Song by the Everly Brothers

from the album A Date with the Everly Brothers
- Published: August 30, 1960 by Acuff-Rose Publications, Inc.
- Released: October 1960
- Recorded: July 1960
- Genre: Country
- Length: 2:22
- Label: Warner Bros. Nashville
- Songwriter: Boudleaux Bryant

Audio video
- "Love Hurts (2007 Remaster)" on YouTube

= Love Hurts =

1960 song written by Boudleaux Bryant

"Love Hurts" is a song written and composed by the American songwriter Boudleaux Bryant. First recorded by The Everly Brothers in July 1960, the song is most well known in two hit versions by UK artists: by the Scottish hard rock band Nazareth for their 1975 LP Hair of the Dog and by the English singer-songwriter Jim Capaldi in 1975.

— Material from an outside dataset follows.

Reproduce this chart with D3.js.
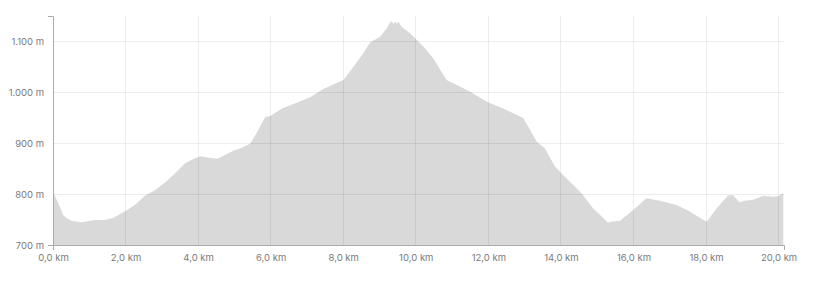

==Original version by the Everly Brothers==
The song was introduced in October 1960 as an album track on A Date with the Everly Brothers but was never released as a single (A-side or B-side) by the Everlys. A falling out with their manager and publisher, Wesley Rose, prevented them from issuing it as a single, though it had been meant for them. It was after the quarrel was settled in 1964 that they rerecorded it for the 1965 album Rock 'n' Soul.

== Roy Orbison version ==

Roy Orbison covered "Love Hurts" in 1961 and issued it as the B-side to "Running Scared." While "Running Scared" was an international hit, the B-side only picked up significant airplay in Australia. Consequently, chart figures for Australia show "Running Scared"/"Love Hurts" as a double A-Side, both sides peaking at No. 5. This makes Orbison's recording of "Love Hurts" the first version to be a hit.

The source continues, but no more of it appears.